Europa – Meditation Nr. 478
Wie Syrien unseren Geschichten-Vorrat befeuert.
Gerade feierte man in Köln die sogenannten „Heiligen Drei Könige“ – Reste von ihnen dümpeln in einem goldenen Käfig im Kölner Dom vor sich hin – Gläubige strömen ehrfürchtig zu ihnen hin, wie seit tausend und eins Jahren, obwohl die Geschichte ziemlich frei erfunden ist (von alten Männern vor langer, langer Zeit einmal aufgeschrieben!), es soll gleichzeitig dort einen anderen König gegeben haben, der alle neugeborenen Jungen abschlachten wollte, weil ein künftiger Usurpator unter ihnen sein sollte, wie man sich erzählte. Und dass die drei Schädel (wer das wohl gewesen war im 3. oder 4. Jh.?) vom Kölner Erzbischof persönlich in Mailand gewaltsam geraubt wurden, ist natürlich keine Geschichte wert. Die würde höchstens stören.
Immer wieder diese Gewalt-Geschichten! Mit Gänsehaut-Gefühl werden sie schwer atmend erzählt, ähnlich der aus tausend und eine Nacht, wo eine Frau Nacht für Nacht um ihr Leben erzählen muss, um nicht geköpft zu werden oder die Gewalt-Geschichte von der Entführung der Europa, die wir hier in Europa stolz „unseren Gründungsmythos“ nennen.
Und wenn die derzeitige Lückenbüßerin Baerbock in Damaskus gar nicht mehr aus dem freundlichen Nicken heraus kommt, weil sie der böse Mann ihr gegenüber einfach nicht ordentlich begrüßen will, soll dabei für die Zuschauer die erlösende Geschichte des Feminismus erzählt werden: stolz will sie dem Finsterling klar machen: Nur wenn ihr eure Frauen so behandeln werdet, wie wir das tun (steigende Zahlen bei häuslicher Gewalt und Femizide hin oder her), und unsere maroden Demokratie-Spielregeln übernehmt, könnt ihr mit unserer Unterstützung rechnen. Das lächeln die Bartträger gekonnt einfach weg, schütteln ihre Häupter und fragen sich insgeheim: Kapieren die einfach nicht, was sie, die allzu christlichen Europäer, hier in ihrer Gier nach Öl und Einfluss alles an Gewalttaten angerichtet haben, seit nunmehr mehr als hundert Jahren, und dass wir das jetzt nach unseren eigenen Spielregeln gestalten?

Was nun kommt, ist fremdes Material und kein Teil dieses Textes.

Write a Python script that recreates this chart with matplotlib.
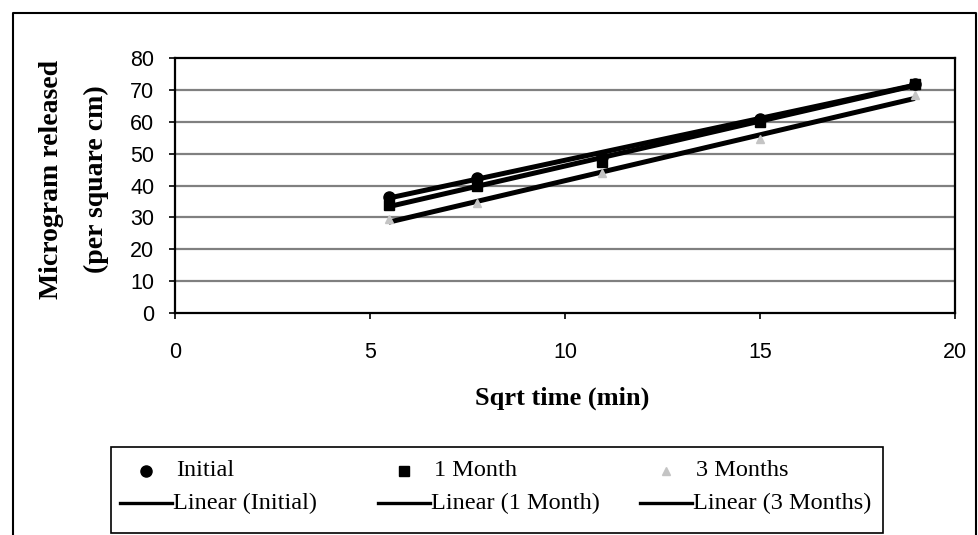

Weder die Gewalt-Orgien der Russen, noch die der westlichen Wohlstand versprechenden Militärs in Afghanistan, noch die im Irak oder im Sudan haben den Zeitgenossen in Europa und in Übersee die Augen dafür geöffnet, dass schnöder Eigennutz und arroganter Fortschritts-Missionsgeist die Triebfeder für die selbstgefälligen Übergriffe waren – mit so viel Leid und Rachegefühle erzeugenden Kollateralschäden – , so dass sie nun im Gewand von Friedensengeln und neutralen Parlamentären meinen daher kommen zu können, um sich als potente Vermittler aufzuspielen. (Dass sich die Übergangsministerin im Außenamt dabei mehr und mehr um die Gunst ihrer eigenen Familie bringt, die sie immer seltener zu Gesicht bekommt, ist zwar sehr schmerzlich, aber selbstverständlich dem Patriarchat geschuldet, dessen Mustern sie sich erfolgsorientiert unterworfen hat – in Hosenanzug und Männerposen und Diktion)
Die Medien – digitale wie analoge – bringen immer wieder diese Szene vom verweigerten Handschlag – Streit von Kleinkindern im Sandkasten ist nichts dagegen – um misstrauisch die Syrer unter Generalverdacht zu stellen: Wir glauben euch nicht, ihr seid Wölfe im Schafspelz, ihr habt bloß Kreide gefressen! Wir aber sind ehrlich, hilfsbereit und gar nicht hinterlistig.
Narrative nennt man das ja heutzutage, nicht mehr bloß Geschichten, die da durch den Äther schwirren. Doch die Bereitschaft, den eigenen Geschichten so etwas wie Wahrhaftigkeit zu unterstellen und den anderen nichts als Lügen, ist ein inzwischen globales Narrativ, das keine Halbwertszeiten kennt: Es blüht auch im Neuen Jahr ungebrochen weiter.